* START *
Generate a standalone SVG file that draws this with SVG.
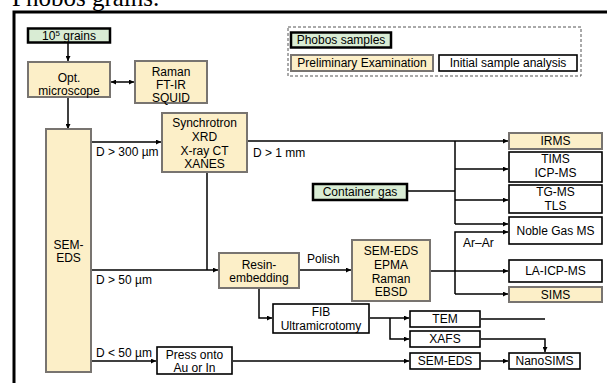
<svg xmlns="http://www.w3.org/2000/svg" width="607" height="383" viewBox="0 0 607 383">
<defs>
<marker id="ah" viewBox="0 0 10 10" refX="10" refY="5" markerWidth="5" markerHeight="5" orient="auto-start-reverse" markerUnits="userSpaceOnUse"><path d="M0,0 L10,5 L0,10 z" fill="#000"/></marker>
<style>
text{font-family:"Liberation Sans",Arial,sans-serif;font-size:12px;fill:#000;text-anchor:middle}
.lbl{text-anchor:start}
.pe{fill:#fcefc8;stroke:#787470;stroke-width:2}
.ps{fill:#d9ecd4;stroke:#000;stroke-width:2.5}
.ia{fill:#fff;stroke:#000;stroke-width:1.6}
.c{fill:none;stroke:#000;stroke-width:1.5}
.a{marker-end:url(#ah)}
</style>
</defs>
<rect width="607" height="383" fill="#fff"/>
<text x="12" y="6" style="font-family:'Liberation Serif','Times New Roman',serif;font-size:25px;text-anchor:start">Phobos grains.</text>
<path d="M14,383 V12 H607" fill="none" stroke="#000" stroke-width="3"/>

<g id="legend">
<rect x="288" y="27" width="293" height="49" fill="none" stroke="#555" stroke-width="1" stroke-dasharray="3,2"/>
<rect class="ps" x="291" y="32.5" width="100" height="15"/><text x="341" y="44.3">Phobos samples</text>
<rect class="pe" x="291" y="55" width="142" height="16"/><text x="362" y="67.3">Preliminary Examination</text>
<rect class="ia" x="439" y="55" width="138" height="16"/><text x="508" y="67.3">Initial sample analysis</text>
</g>

<g id="connectors">
<path class="c a" d="M68,43 V61"/>
<path class="c a" d="M68,97 V129"/>
<path class="c" d="M111,82 H134" marker-start="url(#ah)" marker-end="url(#ah)"/>
<path class="c a" d="M92,142 H161"/>
<path class="c a" d="M248,141 H508"/>
<path class="c" d="M455,141 V224"/>
<path class="c a" d="M455,169 H508"/>
<path class="c a" d="M455,200 H508"/>
<path class="c a" d="M455,224 H508"/>
<path class="c" d="M408,191 H455"/>
<path class="c a" d="M455,294 V232 H508"/>
<path class="c a" d="M455,294 H508"/>
<path class="c a" d="M431,271 H508"/>
<path class="c" d="M207,172 V270"/>
<path class="c a" d="M92,270 H218"/>
<path class="c a" d="M300,270 H351"/>
<path class="c a" d="M259,288 V318 H272"/>
<path class="c a" d="M370,318 H409"/>
<path class="c a" d="M390,318 V339 H409"/>
<path class="c" d="M481,319 H545"/>
<path class="c a" d="M481,339 H545 V352"/>
<path class="c a" d="M92,361 H156"/>
<path class="c a" d="M233,361 H409"/>
<path class="c a" d="M481,361 H508"/>
</g>
<g id="edge-labels">
<text class="lbl" x="96" y="156">D &gt; 300 µm</text>
<text class="lbl" x="253" y="157">D &gt; 1 mm</text>
<text class="lbl" x="96" y="284">D &gt; 50 µm</text>
<text class="lbl" x="96" y="357">D &lt; 50 µm</text>
<text class="lbl" x="307" y="263">Polish</text>
<text class="lbl" x="463" y="247">Ar–Ar</text>
</g>

<g id="grains"><rect class="ps" x="28" y="28.5" width="82" height="14"/><text x="69" y="40">10<tspan dy="-4" font-size="8">5</tspan><tspan dy="4"> grains</tspan></text></g>
<g id="opt"><rect class="pe" x="28" y="62" width="82" height="35"/><text x="69" y="82">Opt.</text><text x="69" y="95">microscope</text></g>
<g id="raman"><rect class="pe" x="135" y="61" width="72" height="42"/><text x="171" y="75.5">Raman</text><text x="171" y="88.5">FT-IR</text><text x="171" y="101.5">SQUID</text></g>
<g id="semeds"><rect class="pe" x="46" y="129" width="45" height="243"/><text x="68.5" y="249">SEM-</text><text x="68.5" y="261.5">EDS</text></g>
<g id="synchrotron"><rect class="pe" x="162" y="113" width="85" height="59"/><text x="204.5" y="126.5">Synchrotron</text><text x="204.5" y="140.5">XRD</text><text x="204.5" y="154.5">X-ray CT</text><text x="204.5" y="168">XANES</text></g>
<g id="irms"><rect class="pe" x="509" y="133" width="93" height="16"/><text x="555.5" y="145.3">IRMS</text></g>
<g id="tims"><rect class="ia" x="509" y="152" width="93" height="30"/><text x="555.5" y="163">TIMS</text><text x="555.5" y="177">ICP-MS</text></g>
<g id="tgms"><rect class="ia" x="509" y="185" width="93" height="28"/><text x="555.5" y="195.5">TG-MS</text><text x="555.5" y="209.5">TLS</text></g>
<g id="noblegas"><rect class="ia" x="509" y="217" width="93" height="27"/><text x="555.5" y="234.8">Noble Gas MS</text></g>
<g id="containergas"><rect class="ps" x="313" y="184" width="94" height="16"/><text x="360" y="196.3">Container gas</text></g>
<g id="laicpms"><rect class="ia" x="509" y="260" width="93" height="22"/><text x="555.5" y="275.3">LA-ICP-MS</text></g>
<g id="sims"><rect class="pe" x="509" y="287" width="93" height="15"/><text x="555.5" y="298.8">SIMS</text></g>
<g id="resin"><rect class="pe" x="219" y="253" width="80" height="35"/><text x="259" y="268.5">Resin-</text><text x="259" y="282">embedding</text></g>
<g id="semepma"><rect class="pe" x="352" y="240" width="78" height="61"/><text x="391" y="255.3">SEM-EDS</text><text x="391" y="269">EPMA</text><text x="391" y="282.5">Raman</text><text x="391" y="296">EBSD</text></g>
<g id="fib"><rect class="ia" x="273" y="304" width="96" height="29"/><text x="321" y="316">FIB</text><text x="321" y="330">Ultramicrotomy</text></g>
<g id="tem"><rect class="ia" x="410" y="311" width="70" height="16"/><text x="445" y="323.3">TEM</text></g>
<g id="xafs"><rect class="ia" x="410" y="331" width="70" height="16"/><text x="445" y="343.3">XAFS</text></g>
<g id="semeds2"><rect class="ia" x="410" y="353" width="70" height="16"/><text x="445" y="365.3">SEM-EDS</text></g>
<g id="nanosims"><rect class="ia" x="509" y="353" width="71" height="16"/><text x="544.5" y="365.3">NanoSIMS</text></g>
<g id="press"><rect class="ia" x="157" y="347" width="75" height="27"/><text x="194.5" y="358.5">Press onto</text><text x="194.5" y="372">Au or In</text></g>
</svg>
* END *
■ WRITTEN REQUEST
Reproduce the material word for word. Any pictures should be left out of the copy.

■ ANSWER TO THIS PROBLEM
Generate a standalone SVG file that draws this with SVG.
<svg xmlns="http://www.w3.org/2000/svg" width="607" height="383" viewBox="0 0 607 383">
<defs>
<marker id="ah" viewBox="0 0 10 10" refX="10" refY="5" markerWidth="5" markerHeight="5" orient="auto-start-reverse" markerUnits="userSpaceOnUse"><path d="M0,0 L10,5 L0,10 z" fill="#000"/></marker>
<style>
text{font-family:"Liberation Sans",Arial,sans-serif;font-size:12px;fill:#000;text-anchor:middle}
.lbl{text-anchor:start}
.pe{fill:#fcefc8;stroke:#787470;stroke-width:2}
.ps{fill:#d9ecd4;stroke:#000;stroke-width:2.5}
.ia{fill:#fff;stroke:#000;stroke-width:1.6}
.c{fill:none;stroke:#000;stroke-width:1.5}
.a{marker-end:url(#ah)}
</style>
</defs>
<rect width="607" height="383" fill="#fff"/>
<text x="12" y="6" style="font-family:'Liberation Serif','Times New Roman',serif;font-size:25px;text-anchor:start">Phobos grains.</text>
<path d="M14,383 V12 H607" fill="none" stroke="#000" stroke-width="3"/>

<g id="legend">
<rect x="288" y="27" width="293" height="49" fill="none" stroke="#555" stroke-width="1" stroke-dasharray="3,2"/>
<rect class="ps" x="291" y="32.5" width="100" height="15"/><text x="341" y="44.3">Phobos samples</text>
<rect class="pe" x="291" y="55" width="142" height="16"/><text x="362" y="67.3">Preliminary Examination</text>
<rect class="ia" x="439" y="55" width="138" height="16"/><text x="508" y="67.3">Initial sample analysis</text>
</g>

<g id="connectors">
<path class="c a" d="M68,43 V61"/>
<path class="c a" d="M68,97 V129"/>
<path class="c" d="M111,82 H134" marker-start="url(#ah)" marker-end="url(#ah)"/>
<path class="c a" d="M92,142 H161"/>
<path class="c a" d="M248,141 H508"/>
<path class="c" d="M455,141 V224"/>
<path class="c a" d="M455,169 H508"/>
<path class="c a" d="M455,200 H508"/>
<path class="c a" d="M455,224 H508"/>
<path class="c" d="M408,191 H455"/>
<path class="c a" d="M455,294 V232 H508"/>
<path class="c a" d="M455,294 H508"/>
<path class="c a" d="M431,271 H508"/>
<path class="c" d="M207,172 V270"/>
<path class="c a" d="M92,270 H218"/>
<path class="c a" d="M300,270 H351"/>
<path class="c a" d="M259,288 V318 H272"/>
<path class="c a" d="M370,318 H409"/>
<path class="c a" d="M390,318 V339 H409"/>
<path class="c" d="M481,319 H545"/>
<path class="c a" d="M481,339 H545 V352"/>
<path class="c a" d="M92,361 H156"/>
<path class="c a" d="M233,361 H409"/>
<path class="c a" d="M481,361 H508"/>
</g>
<g id="edge-labels">
<text class="lbl" x="96" y="156">D &gt; 300 µm</text>
<text class="lbl" x="253" y="157">D &gt; 1 mm</text>
<text class="lbl" x="96" y="284">D &gt; 50 µm</text>
<text class="lbl" x="96" y="357">D &lt; 50 µm</text>
<text class="lbl" x="307" y="263">Polish</text>
<text class="lbl" x="463" y="247">Ar–Ar</text>
</g>

<g id="grains"><rect class="ps" x="28" y="28.5" width="82" height="14"/><text x="69" y="40">10<tspan dy="-4" font-size="8">5</tspan><tspan dy="4"> grains</tspan></text></g>
<g id="opt"><rect class="pe" x="28" y="62" width="82" height="35"/><text x="69" y="82">Opt.</text><text x="69" y="95">microscope</text></g>
<g id="raman"><rect class="pe" x="135" y="61" width="72" height="42"/><text x="171" y="75.5">Raman</text><text x="171" y="88.5">FT-IR</text><text x="171" y="101.5">SQUID</text></g>
<g id="semeds"><rect class="pe" x="46" y="129" width="45" height="243"/><text x="68.5" y="249">SEM-</text><text x="68.5" y="261.5">EDS</text></g>
<g id="synchrotron"><rect class="pe" x="162" y="113" width="85" height="59"/><text x="204.5" y="126.5">Synchrotron</text><text x="204.5" y="140.5">XRD</text><text x="204.5" y="154.5">X-ray CT</text><text x="204.5" y="168">XANES</text></g>
<g id="irms"><rect class="pe" x="509" y="133" width="93" height="16"/><text x="555.5" y="145.3">IRMS</text></g>
<g id="tims"><rect class="ia" x="509" y="152" width="93" height="30"/><text x="555.5" y="163">TIMS</text><text x="555.5" y="177">ICP-MS</text></g>
<g id="tgms"><rect class="ia" x="509" y="185" width="93" height="28"/><text x="555.5" y="195.5">TG-MS</text><text x="555.5" y="209.5">TLS</text></g>
<g id="noblegas"><rect class="ia" x="509" y="217" width="93" height="27"/><text x="555.5" y="234.8">Noble Gas MS</text></g>
<g id="containergas"><rect class="ps" x="313" y="184" width="94" height="16"/><text x="360" y="196.3">Container gas</text></g>
<g id="laicpms"><rect class="ia" x="509" y="260" width="93" height="22"/><text x="555.5" y="275.3">LA-ICP-MS</text></g>
<g id="sims"><rect class="pe" x="509" y="287" width="93" height="15"/><text x="555.5" y="298.8">SIMS</text></g>
<g id="resin"><rect class="pe" x="219" y="253" width="80" height="35"/><text x="259" y="268.5">Resin-</text><text x="259" y="282">embedding</text></g>
<g id="semepma"><rect class="pe" x="352" y="240" width="78" height="61"/><text x="391" y="255.3">SEM-EDS</text><text x="391" y="269">EPMA</text><text x="391" y="282.5">Raman</text><text x="391" y="296">EBSD</text></g>
<g id="fib"><rect class="ia" x="273" y="304" width="96" height="29"/><text x="321" y="316">FIB</text><text x="321" y="330">Ultramicrotomy</text></g>
<g id="tem"><rect class="ia" x="410" y="311" width="70" height="16"/><text x="445" y="323.3">TEM</text></g>
<g id="xafs"><rect class="ia" x="410" y="331" width="70" height="16"/><text x="445" y="343.3">XAFS</text></g>
<g id="semeds2"><rect class="ia" x="410" y="353" width="70" height="16"/><text x="445" y="365.3">SEM-EDS</text></g>
<g id="nanosims"><rect class="ia" x="509" y="353" width="71" height="16"/><text x="544.5" y="365.3">NanoSIMS</text></g>
<g id="press"><rect class="ia" x="157" y="347" width="75" height="27"/><text x="194.5" y="358.5">Press onto</text><text x="194.5" y="372">Au or In</text></g>
</svg>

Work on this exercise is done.